Ironically enough, the last time Ovechkin played in Toronto was on Nov. 25, 2017, the famous Alex Luey game in which Ovechkin also tallied a hat trick.

By playing Wednesday, Ovechkin will have to sit out the team’s first game back from the break on Feb. 1 against the Calgary Flames.

Who will play in net?

With the high stakes of this game, could we see Braden Holtby back between the pipes despite playing Tuesday? It’s possible.

Reirden said after Tuesday’s game that he had not yet reached a decision on which goalie would play in Toronto. On the one hand, this is a game the team really needs to win so it would make sense to play your top netminder especially before the prolonged All-Star break. On the other, Holtby has really struggled in his past two outings giving up four goals to Chicago on just 11 shots and seven goals to San Jose on 43 shots. Holtby’s break will also be shorter given that he will be participating in the All-Star festivities.

Pheonix Copley has been a dependable backup this season, but he certainly seems to be showing some cracks the last few games. He has given up 14 goals in his last three appearances, one of which was only half a game in Chicago.

It’s been a long time since Washington has lost seven straight

The last time the Caps lost seven straight games was in January 2014.

From Jan. 12 to Jan. 24, the Caps went 0-5-2 in Adam Oates’ second and last season behind the bench. That streak was particularly messy as Washington had three goalies on the roster -- Holtby, Philipp Grubauer and Michal Neuvirth -- and all three played during that stretch.

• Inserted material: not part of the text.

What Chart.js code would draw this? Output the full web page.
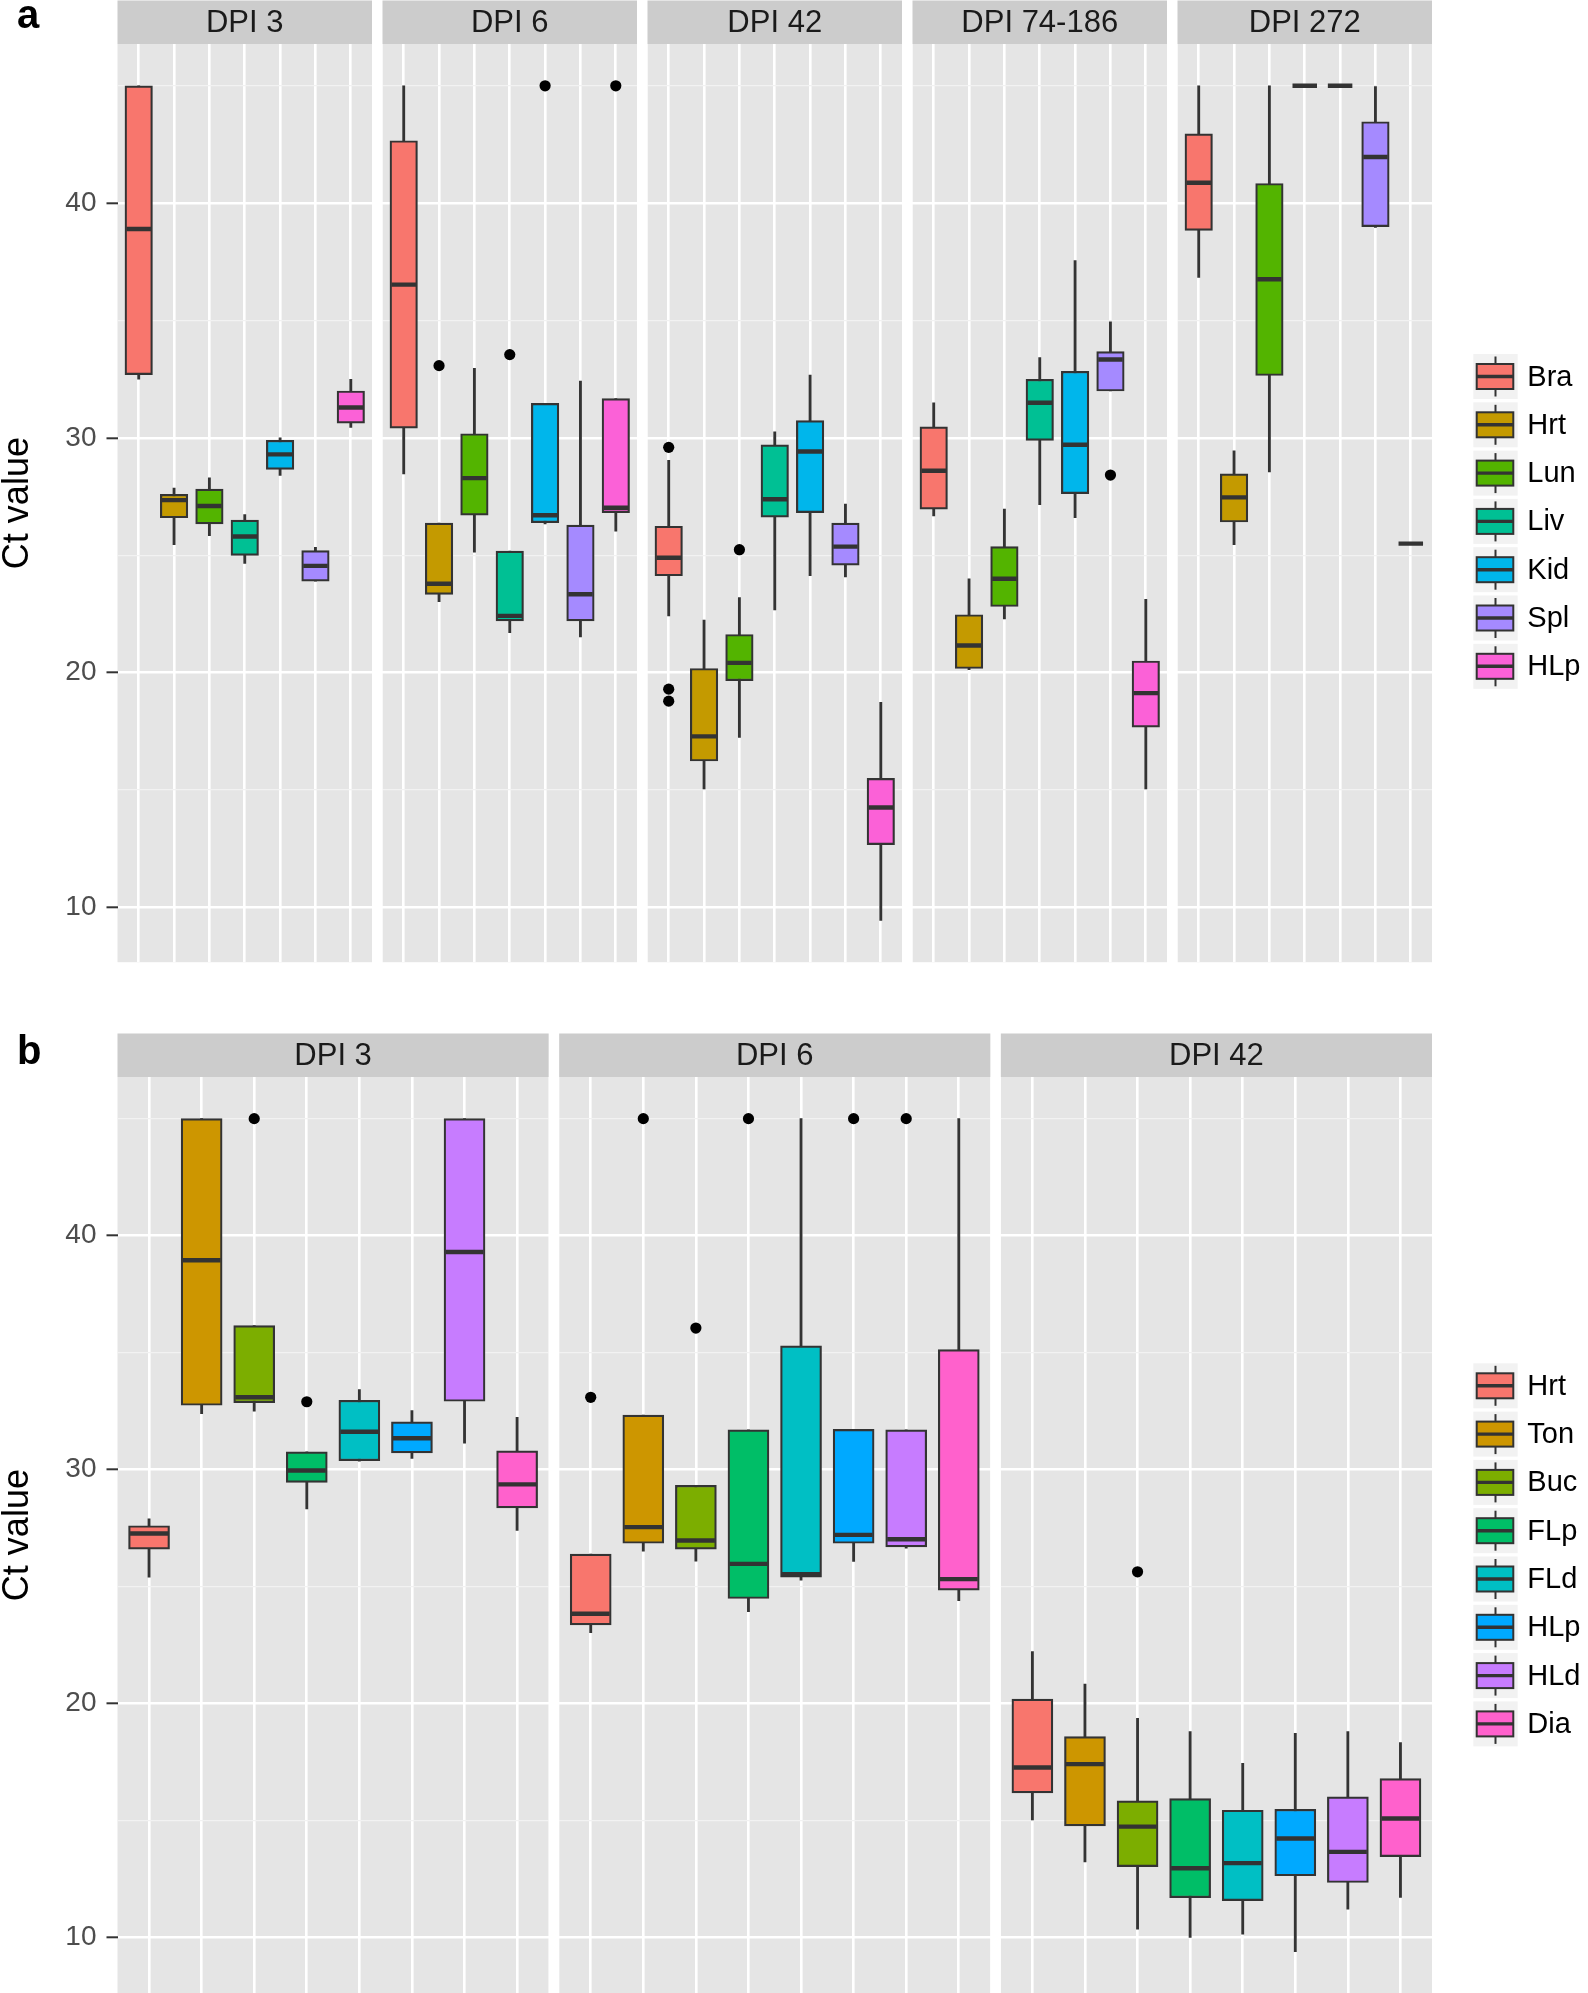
<!DOCTYPE html>
<html>
<head>
<meta charset="utf-8">
<title>Ct value box plots</title>
<script src="https://cdn.jsdelivr.net/npm/chart.js@4.4.1/dist/chart.umd.min.js"></script>
<style>
  html, body { margin: 0; padding: 0; background: #fff; }
  #wrap { position: relative; width: 1588px; height: 1993px; overflow: hidden; }
  canvas { position: absolute; left: 0; }
  #panelA { top: 0; }
  #panelB { top: 990px; }
</style>
</head>
<body>
<div id="wrap">
  <canvas id="panelA" width="1588" height="989"></canvas>
  <canvas id="panelB" width="1588" height="1030"></canvas>
</div>
<script>
(function () {
  "use strict";

  // ---- data ----
  // each row: [lower whisker, q1, median, q3, upper whisker]
  var organsA = ["Bra", "Hrt", "Lun", "Liv", "Kid", "Spl", "HLp"];
  var coloursA = ["#F8766D", "#C49A00", "#53B400", "#00C094", "#00B6EB", "#A58AFF", "#FB61D7"];
  var daysA = ["DPI 3", "DPI 6", "DPI 42", "DPI 74-186", "DPI 272"];

  var a_dpi3 = [
    [32.5, 32.7, 38.9, 45.0, 45.0],
    [25.45, 26.6, 27.35, 27.6, 27.87],
    [25.84, 26.34, 27.1, 27.82, 28.3],
    [24.66, 25.0, 25.8, 26.5, 26.74],
    [28.4, 28.66, 29.3, 29.9, 30.0],
    [23.9, 23.9, 24.55, 25.2, 25.34],
    [30.45, 30.63, 31.3, 32.0, 32.5]
  ];
  var a_dpi6 = [
    [28.47, 30.42, 36.53, 42.66, 45.0],
    [23.03, 23.34, 23.79, 26.37, 26.37],
    [25.13, 26.71, 28.29, 30.18, 32.97],
    [21.71, 22.21, 22.42, 25.18, 25.18],
    [26.34, 26.39, 26.71, 31.47, 31.47],
    [21.53, 22.21, 23.34, 26.29, 32.42],
    [26.03, 26.82, 27.03, 31.68, 31.68]
  ];
  var a_dpi42 = [
    [22.42, 24.13, 24.9, 26.24, 29.05],
    [15.05, 16.24, 17.29, 20.18, 22.24],
    [17.24, 19.66, 20.42, 21.63, 23.2],
    [22.68, 26.63, 27.39, 29.71, 30.26],
    [24.13, 26.82, 29.42, 30.74, 32.68],
    [24.08, 24.58, 25.37, 26.37, 27.18],
    [9.45, 12.68, 14.26, 15.5, 18.74]
  ];
  var a_dpi74 = [
    [26.68, 26.97, 28.6, 30.47, 31.5],
    [20.13, 20.18, 21.16, 22.47, 24.0],
    [22.29, 22.82, 24.0, 25.37, 26.97],
    [27.16, 29.9, 31.5, 32.5, 33.42],
    [26.6, 27.63, 29.71, 32.84, 37.55],
    [32.0, 32.0, 33.34, 33.68, 34.95],
    [15.05, 17.68, 19.13, 20.5, 23.13]
  ];
  var a_dpi272 = [
    [36.84, 38.84, 40.87, 42.95, 45.0],
    [25.45, 26.42, 27.47, 28.47, 29.45],
    [28.55, 32.66, 36.76, 40.84, 45.0],
    [45.0, 45.0, 45.0, 45.0, 45.0],
    [45.0, 45.0, 45.0, 45.0, 45.0],
    [38.97, 39.0, 41.97, 43.47, 44.97],
    [25.5, 25.5, 25.5, 25.5, 25.5]
  ];
  // outliers: [organ index, value]
  var a_out3 = [];
  var a_out6 = [[1, 33.08], [3, 33.55], [4, 45.0], [6, 45.0]];
  var a_out42 = [[0, 29.6], [0, 19.3], [0, 18.79], [2, 25.24]];
  var a_out74 = [[5, 28.42]];
  var a_out272 = [];

  var organsB = ["Hrt", "Ton", "Buc", "FLp", "FLd", "HLp", "HLd", "Dia"];
  var coloursB = ["#F8766D", "#CD9600", "#7CAE00", "#00BE67", "#00BFC4", "#00A9FF", "#C77CFF", "#FF61CC"];
  var daysB = ["DPI 3", "DPI 6", "DPI 42"];

  var b_dpi3 = [
    [25.4, 26.6, 27.27, 27.6, 27.9],
    [32.39, 32.75, 38.95, 45.0, 45.0],
    [32.5, 32.86, 33.09, 36.15, 36.15],
    [28.32, 29.45, 29.96, 30.76, 30.76],
    [30.36, 30.38, 31.62, 32.96, 33.42],
    [30.48, 30.71, 31.34, 32.04, 32.52],
    [31.13, 32.92, 39.3, 45.0, 45.0],
    [27.4, 28.36, 29.37, 30.8, 32.23]
  ];
  var b_dpi6 = [
    [23.03, 23.36, 23.84, 26.39, 26.39],
    [26.51, 26.85, 27.54, 32.33, 32.33],
    [26.09, 26.6, 26.97, 29.33, 29.33],
    [23.93, 24.49, 25.97, 31.7, 31.7],
    [25.27, 25.4, 25.53, 35.29, 45.0],
    [26.07, 26.85, 27.21, 31.72, 31.72],
    [26.64, 26.7, 27.02, 31.7, 31.7],
    [24.4, 24.85, 25.32, 35.13, 45.0]
  ];
  var b_dpi42 = [
    [15.03, 16.18, 17.27, 20.19, 22.22],
    [13.23, 14.77, 17.41, 18.59, 20.83],
    [10.36, 13.03, 14.74, 15.84, 19.37],
    [10.0, 11.7, 12.96, 15.94, 18.8],
    [10.14, 11.58, 13.18, 15.44, 17.44],
    [9.4, 12.64, 14.23, 15.48, 18.73],
    [11.21, 12.35, 13.66, 16.01, 18.8],
    [11.71, 13.46, 15.09, 16.79, 18.33]
  ];
  var b_out3 = [[2, 45.0], [3, 32.9]];
  var b_out6 = [[0, 33.09], [1, 45.0], [2, 36.05], [3, 45.0], [5, 45.0], [6, 45.0]];
  var b_out42 = [[2, 25.63]];

  var yTicks = [10, 15, 20, 25, 30, 35, 40, 45];

  // ---- drawing ----
  var FONT = "'Liberation Sans', Arial, Helvetica, sans-serif";
  Chart.defaults.font.family = FONT;

  var facetPlugin = {
    id: "facets",
    beforeDraw: function (chart, args, o) {
      var ctx = chart.ctx, a = chart.chartArea, xs = chart.scales.x;
      ctx.save();
      ctx.fillStyle = "#E5E5E5";
      o.names.forEach(function (name, f) {
        var x0 = xs.getPixelForValue(f * (o.span + o.gap));
        var x1 = xs.getPixelForValue(f * (o.span + o.gap) + o.span);
        ctx.fillRect(x0, a.top, x1 - x0, a.bottom - a.top);
      });
      ctx.restore();
    },
    beforeDatasetsDraw: function (chart, args, o) {
      var ctx = chart.ctx, a = chart.chartArea, xs = chart.scales.x;
      ctx.save();
      // white gaps between facets (hide minor grid there)
      ctx.fillStyle = "#fff";
      for (var f = 0; f < o.names.length - 1; f++) {
        var g0 = xs.getPixelForValue(f * (o.span + o.gap) + o.span);
        var g1 = xs.getPixelForValue((f + 1) * (o.span + o.gap));
        ctx.fillRect(g0, a.top, g1 - g0, a.bottom - a.top);
      }
      // strips
      o.names.forEach(function (name, f) {
        var x0 = xs.getPixelForValue(f * (o.span + o.gap));
        var x1 = xs.getPixelForValue(f * (o.span + o.gap) + o.span);
        ctx.fillStyle = "#CCCCCC";
        ctx.fillRect(x0, a.top - o.stripH, x1 - x0, o.stripH);
        ctx.fillStyle = "#1A1A1A";
        ctx.font = "31px " + FONT;
        ctx.textAlign = "center";
        ctx.textBaseline = "middle";
        ctx.fillText(name, (x0 + x1) / 2, a.top - o.stripH / 2 + 1);
      });
      ctx.restore();
    },
    afterDraw: function (chart, args, o) {
      var ctx = chart.ctx;
      ctx.save();
      // panel letter
      ctx.fillStyle = "#000";
      ctx.font = "bold 40px " + FONT;
      ctx.textAlign = "left";
      ctx.textBaseline = "alphabetic";
      ctx.fillText(o.letter, 17, o.letterY);
      // legend
      var kx = 1473.3, kw = 44.4, cx = kx + kw / 2;
      o.legendNames.forEach(function (name, i) {
        var cy = o.legendY + i * 48.3;
        ctx.fillStyle = "#F2F2F2";
        ctx.fillRect(kx, cy - 22.5, kw, 45);
        ctx.strokeStyle = "#333";
        ctx.lineWidth = 2;
        ctx.beginPath();
        ctx.moveTo(cx, cy - 20); ctx.lineTo(cx, cy + 20);
        ctx.stroke();
        ctx.fillStyle = o.legendColours[i];
        ctx.fillRect(1476.7, cy - 12.5, 36.6, 25);
        ctx.lineWidth = 2;
        ctx.strokeRect(1476.7, cy - 12.5, 36.6, 25);
        ctx.lineWidth = 3.4;
        ctx.beginPath();
        ctx.moveTo(1476.7, cy); ctx.lineTo(1513.3, cy);
        ctx.stroke();
        ctx.fillStyle = "#000";
        ctx.font = "29px " + FONT;
        ctx.textAlign = "left";
        ctx.textBaseline = "middle";
        ctx.fillText(name, 1527.3, cy + 1);
      });
      ctx.restore();
    }
  };

  function isMajor(ctx) {
    return ctx.tick && ctx.tick.value % 10 === 0;
  }

  function buildPanel(id, p) {
    var n = p.organs.length;
    var span = n + 0.2;
    function xAt(f, i) { return f * (span + p.gap) + 0.6 + i; }

    var boxes = [], whisk = [], meds = [], fills = [], outs = [], xTicks = [];
    p.stats.forEach(function (rows, f) {
      rows.forEach(function (r, i) {
        var x = xAt(f, i);
        xTicks.push(x);
        whisk.push({ x: x, y: [r[0], r[4]] });
        boxes.push({ x: x, y: [r[1], r[3]] });
        fills.push(p.colours[i]);
        meds.push({ x: x, y: r[2] });
      });
      p.outliers[f].forEach(function (o) {
        outs.push({ x: xAt(f, o[0]), y: o[1] });
      });
    });

    var xMax = p.days.length * span + (p.days.length - 1) * p.gap;

    return new Chart(document.getElementById(id), {
      type: "bar",
      data: {
        datasets: [
          { type: "scatter", data: outs, order: 0, pointRadius: 5.6, pointBackgroundColor: "#000", pointBorderWidth: 0 },
          { type: "scatter", data: meds, order: 1, pointStyle: "line", pointRadius: p.boxPx / 2 - 1.5,
            pointBorderColor: "#333", pointBorderWidth: 4.4 },
          { type: "bar", data: boxes, order: 2, grouped: false, barThickness: p.boxPx, maxBarThickness: p.boxPx,
            backgroundColor: fills, borderColor: "#333", borderWidth: 2.2, borderSkipped: false },
          { type: "bar", data: whisk, order: 3, grouped: false, barThickness: 2.2, maxBarThickness: 2.2,
            backgroundColor: "#333", borderWidth: 0 }
        ]
      },
      options: {
        responsive: false,
        animation: false,
        events: [],
        devicePixelRatio: 1,
        // bottom edge is set by the y labels' half height + tick padding (26.8px)
        layout: { padding: { top: p.padTop, right: 156, bottom: 0, left: 0 } },
        plugins: {
          legend: { display: false },
          tooltip: { enabled: false },
          facets: {
            names: p.days, span: span, gap: p.gap, stripH: 43.5,
            letter: p.letter, letterY: p.letterY,
            legendNames: p.organs, legendColours: p.colours, legendY: p.legendY
          }
        },
        scales: {
          x: {
            type: "linear", min: 0, max: xMax, offset: false,
            afterBuildTicks: function (s) {
              s.ticks = xTicks.map(function (v) { return { value: v }; });
            },
            ticks: { display: false },
            grid: { offset: false, color: "#fff", lineWidth: 2.6, drawTicks: false },
            border: { display: false }
          },
          y: {
            type: "linear", min: p.yMin, max: p.yMax,
            afterBuildTicks: function (s) {
              s.ticks = yTicks.map(function (v) { return { value: v }; });
            },
            afterFit: function (s) { s.width = 117.5; },
            ticks: {
              color: "#4D4D4D", font: { size: 28 }, padding: 10,
              callback: function (v) { return v % 10 === 0 ? String(v) : ""; }
            },
            grid: {
              color: function (c) { return isMajor(c) ? "#fff" : "#F2F2F2"; },
              lineWidth: function (c) { return isMajor(c) ? 2.6 : 1.3; },
              tickColor: function (c) { return isMajor(c) ? "#333" : "rgba(0,0,0,0)"; },
              tickWidth: 2,
              tickLength: 11
            },
            border: { display: false },
            title: {
              display: true, text: "Ct value", color: "#000",
              font: { size: 36, lineHeight: 1 }, padding: 0
            }
          }
        }
      },
      plugins: [facetPlugin]
    });
  }

  buildPanel("panelA", {
    organs: organsA, colours: coloursA, days: daysA,
    stats: [a_dpi3, a_dpi6, a_dpi42, a_dpi74, a_dpi272],
    outliers: [a_out3, a_out6, a_out42, a_out74, a_out272],
    gap: 0.297, boxPx: 27.5, yMin: 7.67, yMax: 46.78,
    padTop: 44, letter: "a", letterY: 28, legendY: 376.5
  });

  buildPanel("panelB", {
    organs: organsB, colours: coloursB, days: daysB,
    stats: [b_dpi3, b_dpi6, b_dpi42],
    outliers: [b_out3, b_out6, b_out42],
    gap: 0.2, boxPx: 41, yMin: 7.62, yMax: 46.78,
    padTop: 87, letter: "b", letterY: 74, legendY: 395.8
  });
})();
</script>
</body>
</html>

What should concern Caps fans the most is that not only was that the last time Washington lost seven straight, it was also the last time it missed the playoffs.

Toronto could really use this game too

For any optimists out there thinking maybe the Leafs will be looking ahead to the break and may just mentally take this game off, that’s not going to happen. Toronto needs this game about as much as the Caps do.

The Maple Leafs have lost four of their last five and seven of their last 10. Given what hockey means in Toronto, you can guess what the mood is like in that city. To say people are panicking would be grossly underselling it.

When the puck drops on Wednesday, two desperate hockey teams will be facing off.